James Gill / Madison Opera
The cast, to be sure, was a strong one. Jennifer DeMain, Caroline Worra, Alistair Sewell, Jamie Van Eyck and Gregory Schmidt.
It was brave and ambitious of the Madison Opera to choose Benjamin Britten's The Turn of the Screw for its mid-season production. Perhaps the most intriguing and durable of his "chamber operas," this one takes up the best-known of Henry James's ghost stories, a study as much in psychological enigmas as in ectoplasm.
Given the intimate scale of the opera, the choice of the Overture Center's Playhouse made sense. But the use to which the horseshoe house, with its thrust stage, was put had problems. The recurrent projections on a backdrop scrim did not always come off clearly, depending where one sat, while the constant movement of the scrim's segments often blocked the surtitle screens, at least for those sitting on the sides.

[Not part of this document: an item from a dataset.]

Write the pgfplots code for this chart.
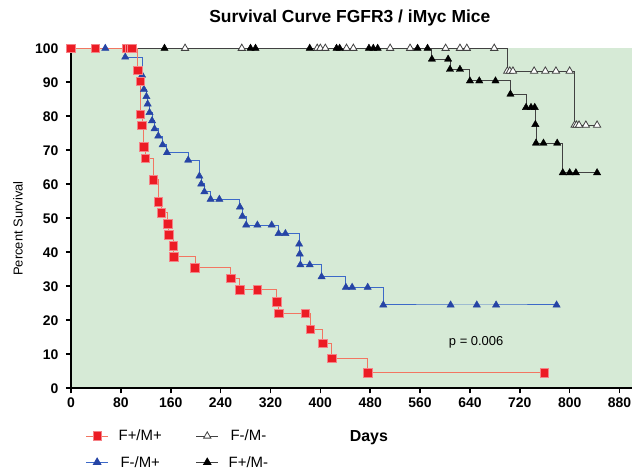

Director Doug Scholz-Carlson's staging was resourceful but occasionally arguable, especially in some dubious pantomimes imposed on the variations-interludes. Against James' ambiguity as to the ghosts' actual existence, Britten opted to have them definitely real, visually and audibly. But the staging sometimes went too far in presenting so much direct interaction between them and the Governess, their opponent, the possibly deranged protagonist.
The cast, to be sure, was a strong one. The two (supposedly bewitched) children, Miles and Flora, were played by Alistair Sewell and Jennifer DeMain, offspring of our local conductors: their acting was wonderful, even if they were not always quite up to the taxing vocal demands. Carrying the heaviest musical and dramatic burden was soprano Caroline Worra, in her Madison debut, as the emotionally challenged Governess.
Of various local backgrounds were three other principals. Tenor Gregory Smith was powerful in voice and manner as both the Prologue and the evil ghost Peter Quint, while mezzo-soprano Jamie Van Eyck was poignant as Quint's ghostly victim and accomplice, the former governess, Miss Jessel. And soprano Julia Faulkner convincingly portrayed the amiable but confused housekeeper, Mrs. Grose. The surtitles were often helpful, even for an opera in English, though Worra, Schmidt and Van Eyck were virtually self-sufficient in their diction.
Britten called for only 12 instrumentalists as his "orchestra". These played expertly at the back of the stage, under the totally accomplished leadership of John DeMain, who brought off the whole venture to perfection musically.
In all, an absorbing production of a thought-provoking opera.